Thank you, use the Internet for news, comedy and Batman now.

I wish.
 
Greetings and peace be with you Qingu;
I disagree. It's not supernatural, it's just nonsensical.

If I told you something was located "north of the north pole," what would you say? Would you say that this was a supernatural location? No, you'd say it is physically impossible for something to be north of the north pole, that the concept itself doesn't make logical sense.

There is probably some star or planet or something north of the North Pole.
The same is true with the concept of "before the big bang." It's just harder to comprehend because we're all so used to thinking about time in a rigid way.
Just because it is hard to comprehend, there must have been something before the big bang. Something must have had no beginning, or something must have come from nothing, how else could the universe come into existence?

Trouble is you can’t write a science paper by saying, particle X had no beginning, then the big bang happened.

But this lack of proof leaves all sides open to form their own opinion Muslims, Christians, atheists and all others.

In the spirit of searching for God

Eric
 
Greetings and peace be with you Qingu;
Peace be with you as well.

There is probably some star or planet or something north of the North Pole.
No, there really isn't. "North" is a direction that only makes sense relative to the surface of the earth. A star may be "above" the earth's surface, but that is not the same as "north." You can prove this to yourself with a globe. Put your finger anywhere on the globe. At no point can your finger be further "north" than the north pole—even if you let your finger hover above the north pole.

Similarly, the word "before" only makes sense relative to the concept of spacetime—a concept that only exists within the universe. Just like you can't go "north of the north pole," neither can you go "before the big bang." It's not a concept that makes any sense.

Just because it is hard to comprehend, there must have been something before the big bang. Something must have had no beginning, or something must have come from nothing, how else could the universe come into existence?
According to Stephen Hawking, it didn't. The universe has always existed.

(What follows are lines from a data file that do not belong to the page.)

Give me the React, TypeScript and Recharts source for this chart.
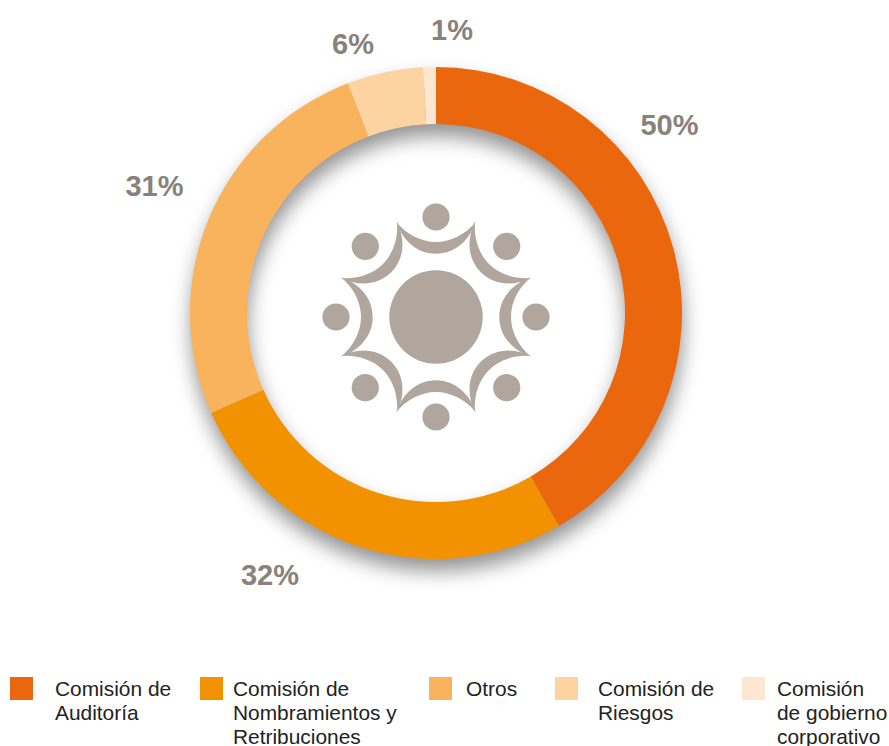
import { Cell, Legend, Pie, PieChart } from 'recharts'

const CATEGORIES = [
  ['Comisión de', 'Auditoría'],
  ['Comisión de', 'Nombramientos y', 'Retribuciones'],
  ['Otros'],
  ['Comisión de', 'Riesgos'],
  ['Comisión', 'de gobierno', 'corporativo'],
]
const VALUES = [50, 32, 31, 6, 1]
const COLORS = ['#ea670e', '#f39200', '#f8b35c', '#fcd3a1', '#fde7d0']

// hand placed in the original, not on the slice mid angle
const LABEL_POS = [
  [669.5, 125],
  [270, 575],
  [154.5, 186],
  [353, 44],
  [452, 30],
]
const SWATCH_X = [10, 200, 429, 555, 742]
const TEXT_X = [55, 233, 466, 598, 777]

const CX = 436
const CY = 313
const ICON_COLOR = '#b0a69e'

const pieData = VALUES.map((value, i) => ({
  name: CATEGORIES[i].join(' '),
  value,
  fill: COLORS[i],
}))
const shadowRing = [{ name: 'shadow', value: 1 }]

function renderLabel({ index, value }: { index: number; value: number }) {
  const [x, y] = LABEL_POS[index]
  return (
    <text
      key={index}
      x={x}
      y={y}
      textAnchor="middle"
      dominantBaseline="central"
      fill="#8a817a"
      fontSize={29}
      fontWeight={700}
      fontFamily="Liberation Sans, Arial, sans-serif"
    >
      {value}%
    </text>
  )
}

function renderLegend() {
  return (
    <div style={{ position: 'relative', width: 889, height: 746 }}>
      {CATEGORIES.map((lines, i) => (
        <div key={i}>
          <span
            style={{
              position: 'absolute',
              left: SWATCH_X[i],
              top: 677,
              width: 23,
              height: 23,
              background: COLORS[i],
            }}
          />
          <div
            style={{
              position: 'absolute',
              left: TEXT_X[i],
              top: 677,
              fontFamily: 'Liberation Sans, Arial, sans-serif',
              fontSize: 20.9,
              lineHeight: '24px',
              color: '#222',
              whiteSpace: 'nowrap',
            }}
          >
            {lines.map((line) => (
              <div key={line}>{line}</div>
            ))}
          </div>
        </div>
      ))}
    </div>
  )
}

function PeopleIcon() {
  const crescent =
    'M-39.7 -95 C-34 -78 -20 -63.3 0 -63.3 C20 -63.3 34 -78 39.7 -95 C30 -83 15 -75 0 -75 C-15 -75 -30 -83 -39.7 -95 Z'
  const spokes = [0, 45, 90, 135, 180, 225, 270, 315]
  return (
    <svg
      width={889}
      height={746}
      style={{ position: 'absolute', left: 0, top: 0, pointerEvents: 'none' }}
    >
      <g transform="translate(436 317)" fill={ICON_COLOR}>
        <circle r={46.7} />
        {spokes.map((a) => (
          <g key={a} transform={`rotate(${a})`}>
            <circle cy={-100} r={13.6} />
            <path d={crescent} />
          </g>
        ))}
      </g>
    </svg>
  )
}

export default function App() {
  return (
    <div
      style={{
        position: 'absolute',
        left: 0,
        top: 0,
        width: 889,
        height: 746,
        background: '#fff',
        overflow: 'hidden',
      }}
    >
      <PieChart width={889} height={746} margin={{ top: 0, right: 0, bottom: 0, left: 0 }}>
        <defs>
          <filter id="ringShadow" x="-30%" y="-30%" width="160%" height="160%">
            <feGaussianBlur stdDeviation="9.5" />
          </filter>
        </defs>
        <Pie
          data={shadowRing}
          dataKey="value"
          cx={CX + 1}
          cy={CY + 12}
          innerRadius={189}
          outerRadius={246}
          startAngle={90}
          endAngle={-270}
          stroke="none"
          legendType="none"
          isAnimationActive={false}
        >
          <Cell fill="#000" fillOpacity={0.42} filter="url(#ringShadow)" />
        </Pie>
        <Pie
          data={pieData}
          dataKey="value"
          cx={CX}
          cy={CY}
          innerRadius={189}
          outerRadius={246}
          startAngle={90}
          endAngle={-270}
          stroke="none"
          label={renderLabel as any}
          labelLine={false}
          isAnimationActive={false}
        >
          {pieData.map((d) => (
            <Cell key={d.name} fill={d.fill} />
          ))}
        </Pie>
        <Legend content={renderLegend} wrapperStyle={{ left: 0, top: 0, bottom: 'auto', width: 889 }} />
      </PieChart>
      <PeopleIcon />
    </div>
  )
}
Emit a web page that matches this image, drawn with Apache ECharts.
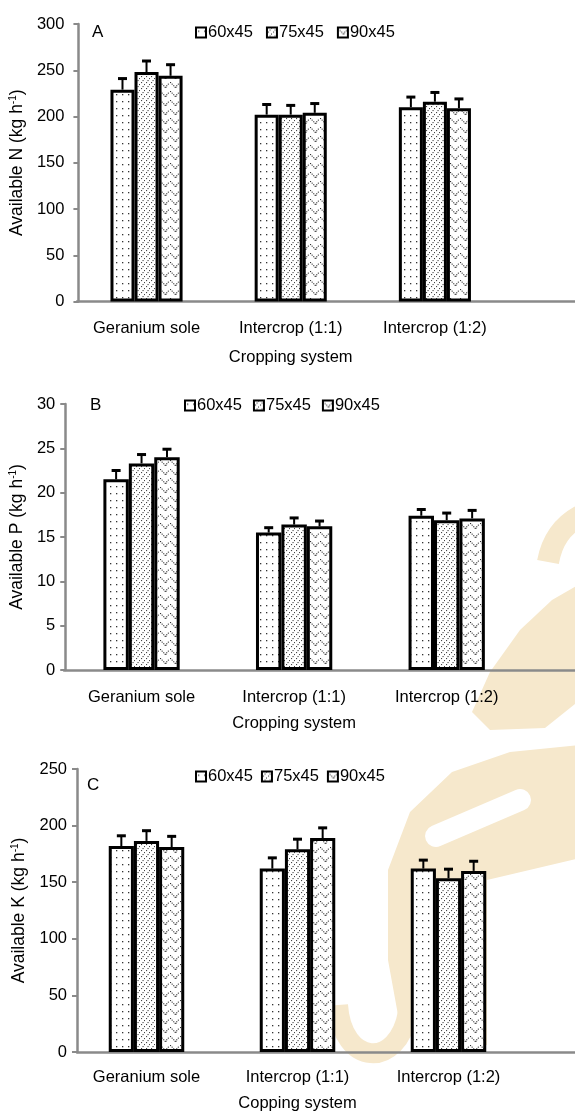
<!DOCTYPE html>
<html>
<head>
<meta charset="utf-8">
<script src="https://cdn.jsdelivr.net/npm/echarts@6/dist/echarts.min.js"></script>
<style>
html,body{margin:0;padding:0;background:#fff;}
#c{width:575px;height:1113px;}
</style>
</head>
<body>
<div id="c"></div>
<script>
// ---------- data ----------
const categories = ['Geranium sole', 'Intercrop (1:1)', 'Intercrop (1:2)'];
const seriesNames = ['60x45', '75x45', '90x45'];

const nA60 = [229, 202, 210];
const nA75 = [248, 202, 216];
const nA90 = [244, 204, 209];
const nAerr60 = [12, 11, 11];
const nAerr75 = [12, 10, 10];
const nAerr90 = [12, 10, 10];

const pB60 = [21.5, 15.5, 17.4];
const pB75 = [23.3, 16.4, 16.9];
const pB90 = [24.0, 16.2, 17.1];
const pBerr60 = [1.0, 0.55, 0.7];
const pBerr75 = [1.0, 0.75, 0.8];
const pBerr90 = [0.9, 0.6, 0.9];

const kC60 = [182, 162, 162];
const kC75 = [186.5, 179, 153.5];
const kC90 = [181, 189, 160];
const kCerr60 = [9, 9.5, 7.5];
const kCerr75 = [9, 9, 8];
const kCerr90 = [9.5, 9, 8.5];

const yTicksA = [0, 50, 100, 150, 200, 250, 300];
const yTicksB = [0, 5, 10, 15, 20, 25, 30];
const yTicksC = [0, 50, 100, 150, 200, 250];

// ---------- patterns ----------
function makeTile(w, h, pts, size, col) {
  const c = document.createElement('canvas');
  c.width = w; c.height = h;
  const g = c.getContext('2d');
  g.fillStyle = '#fff'; g.fillRect(0, 0, w, h);
  g.fillStyle = col;
  pts.forEach(p => g.fillRect(p[0], p[1], size, size));
  return c;
}
const tileDots = makeTile(6, 7, [[2, 3]], 1.3, '#333');
const tileDiag = makeTile(5, 6, [[4, 0], [2.5, 2], [1, 4]], 1.1, '#444');
const tileZig = makeTile(10, 9, [[0, 1], [1.6, 2.6], [3.2, 4.2], [4.6, 5.8], [6.2, 4.2], [7.8, 2.6], [5.4, 5.8]], 1.1, '#333');
const patterns = [tileDots, tileDiag, tileZig].map(t => ({ image: t, repeat: 'repeat' }));

// ---------- builder ----------
const FONT = 'Liberation Sans, Arial, sans-serif';
const GRAY = '#8a8a8a';
const WM = '#f6e8cc';

const panels = [
  { letter: 'A', vals: [nA60, nA75, nA90], errs: [nAerr60, nAerr75, nAerr90], ticks: yTicksA,
    yname: '{a|Available N (kg h}{s|-1}{a|)}', xname: 'Cropping system',
    grid: { left: 73, top: 24, width: 434, height: 277.5 }, yOffset: -4, axisX: 77, yMargin: 14,
    nameGapY: 40, nameGapX: 47, labelMargin: 18, letterPos: [87, 19], legendPos: [190, 19], legendGap: 13 },
  { letter: 'B', vals: [pB60, pB75, pB90], errs: [pBerr60, pBerr75, pBerr90], ticks: yTicksB,
    yname: '{a|Available P (kg h}{s|-1}{a|)}', xname: 'Cropping system',
    grid: { left: 64, top: 404, width: 459, height: 266 }, yOffset: 0, axisX: 64, yMargin: 10,
    nameGapY: 28, nameGapX: 45, labelMargin: 19, letterPos: [85, 392], legendPos: [179, 392], legendGap: 11 },
  { letter: 'C', vals: [kC60, kC75, kC90], errs: [kCerr60, kCerr75, kCerr90], ticks: yTicksC,
    yname: '{a|Available K (kg h}{s|-1}{a|)}', xname: 'Copping system',
    grid: { left: 71, top: 769, width: 453, height: 283 }, yOffset: -6, axisX: 77, yMargin: 10,
    nameGapY: 42, nameGapX: 43, labelMargin: 17, letterPos: [82, 772], legendPos: [190, 763], legendGap: 8 }
];

const option = {
  animation: false,
  backgroundColor: '#fff',
  textStyle: { fontFamily: FONT, color: '#000' },
  title: [], legend: [], grid: [], xAxis: [], yAxis: [], series: [],
  graphic: [
    // faint publisher watermark behind the plots
    { type: 'bezierCurve', z: -10, shape: { x1: 548, y1: 562, cpx1: 552, cpy1: 540, cpx2: 562, cpy2: 526, x2: 580, y2: 516 },
      style: { stroke: WM, lineWidth: 22, fill: null } },
    { type: 'polygon', z: -10, shape: { points: [[552, 600], [580, 584], [580, 700], [545, 728], [490, 730], [472, 712], [490, 672], [520, 630]] },
      style: { fill: WM } },
    { type: 'polygon', z: -10, shape: { points: [[580, 745], [510, 752], [452, 772], [410, 812], [388, 870], [388, 960], [398, 1015], [420, 1045], [487, 1045], [487, 880], [580, 858]] },
      style: { fill: WM } },
    { type: 'line', z: -9, shape: { x1: 436, y1: 836, x2: 520, y2: 800 }, style: { stroke: '#fff', lineWidth: 22, lineCap: 'round' } },
    { type: 'bezierCurve', z: -10, shape: { x1: 338, y1: 1005, cpx1: 342, cpy1: 1066, cpx2: 398, cpy2: 1070, x2: 408, y2: 1012 },
      style: { stroke: WM, lineWidth: 20, fill: null } }
  ]
};

function errRender(params, api) {
  const cat = api.value(0), sIdx = api.value(1), val = api.value(2), err = api.value(3);
  const base = api.coord([cat, val]);
  const top = api.coord([cat, val + err]);
  const band = api.size([1, 0])[0];
  const bw = band * 0.5 / 3;
  const x = base[0] + (sIdx - 1) * bw;
  return {
    type: 'group',
    children: [
      { type: 'line', shape: { x1: x, y1: base[1], x2: x, y2: top[1] }, style: { stroke: '#000', lineWidth: 2 } },
      { type: 'line', shape: { x1: x - 4.5, y1: top[1], x2: x + 4.5, y2: top[1] }, style: { stroke: '#000', lineWidth: 3 } }
    ]
  };
}

panels.forEach((p, i) => {
  const gi = i * 2;
  option.grid.push(p.grid);
  option.grid.push({ left: p.axisX, right: 0, top: p.grid.top, height: p.grid.height });
  option.title.push({ text: p.letter, left: p.letterPos[0], top: p.letterPos[1],
    textStyle: { fontFamily: FONT, fontSize: 17, fontWeight: 'normal', color: '#000' } });
  option.legend.push({
    data: seriesNames, left: p.legendPos[0], top: p.legendPos[1], itemWidth: 10, itemHeight: 10,
    itemGap: p.legendGap, icon: 'rect', selectedMode: false,
    textStyle: { fontFamily: FONT, fontSize: 16.5, color: '#000', padding: [0, 0, 0, -3] },
    itemStyle: { borderColor: '#000', borderWidth: 2 }
  });
  option.xAxis.push({
    type: 'category', gridIndex: gi, data: categories,
    axisLine: { show: false }, axisTick: { show: false },
    axisLabel: { fontFamily: FONT, fontSize: 16.5, color: '#000', margin: p.labelMargin },
    name: p.xname, nameLocation: 'middle', nameGap: p.nameGapX,
    nameTextStyle: { fontFamily: FONT, fontSize: 16.5, color: '#000' }
  });
  option.xAxis.push({
    type: 'value', gridIndex: gi + 1, min: 0, max: 1,
    axisLine: { show: true, lineStyle: { color: GRAY, width: 2.5 } },
    axisTick: { show: false }, axisLabel: { show: false }, splitLine: { show: false }
  });
  const tmax = p.ticks[p.ticks.length - 1];
  option.yAxis.push({
    type: 'value', gridIndex: gi, min: 0, max: tmax, interval: p.ticks[1] - p.ticks[0],
    offset: p.yOffset,
    axisLine: { show: true, lineStyle: { color: GRAY, width: 2.5 } },
    axisTick: { show: true, length: 5, lineStyle: { color: GRAY, width: 2 } },
    axisLabel: { fontFamily: FONT, fontSize: 16.5, color: '#000', margin: p.yMargin },
    splitLine: { show: false },
    name: p.yname, nameLocation: 'middle', nameGap: p.nameGapY,
    nameTextStyle: { rich: {
      a: { fontFamily: FONT, fontSize: 17.5, color: '#000' },
      s: { fontFamily: FONT, fontSize: 10, color: '#000', verticalAlign: 'top' } } }
  });
  option.yAxis.push({ type: 'value', gridIndex: gi + 1, min: 0, max: 1, show: false });

  const errData = [];
  p.vals.forEach((arr, s) => {
    option.series.push({
      type: 'bar', name: seriesNames[s], xAxisIndex: gi, yAxisIndex: gi,
      data: arr, barGap: '0%', barCategoryGap: '50%',
      itemStyle: { color: patterns[s], borderColor: '#000', borderWidth: 3 },
      z: 3
    });
    arr.forEach((v, c) => errData.push([c, s, v, p.errs[s][c]]));
  });
  option.series.push({
    type: 'custom', name: 'err' + p.letter, xAxisIndex: gi, yAxisIndex: gi,
    renderItem: errRender, data: errData, z: 5, silent: true
  });
});

const chart = echarts.init(document.getElementById('c'), null, { renderer: 'canvas' });
chart.setOption(option);
</script>
</body>
</html>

Don't you think that God has always existed? Why does the eternal, uncaused existence of the Universe trouble you, but not the eternal, uncaused existence of a deity?

But this lack of proof leaves all sides open to form their own opinion Muslims, Christians, atheists and all others.
Not really, because this would ignore Occam's Razor (the simplest explanation is usually right).

I already know the universe exists. I live in it. Now, either the universe itself has always existed, or else something else—Allah, Jesus, the Invisible Pink Unicorn—existed before the universe, caused the universe to magically appear, and itself always existed. But unlike the universe, I don't know that any of these beings exist, and invoking their existence to explain the existence of the universe just moves the exact same question back to "okay, how do you explain the existence of Allah/Jesus/the IPU"?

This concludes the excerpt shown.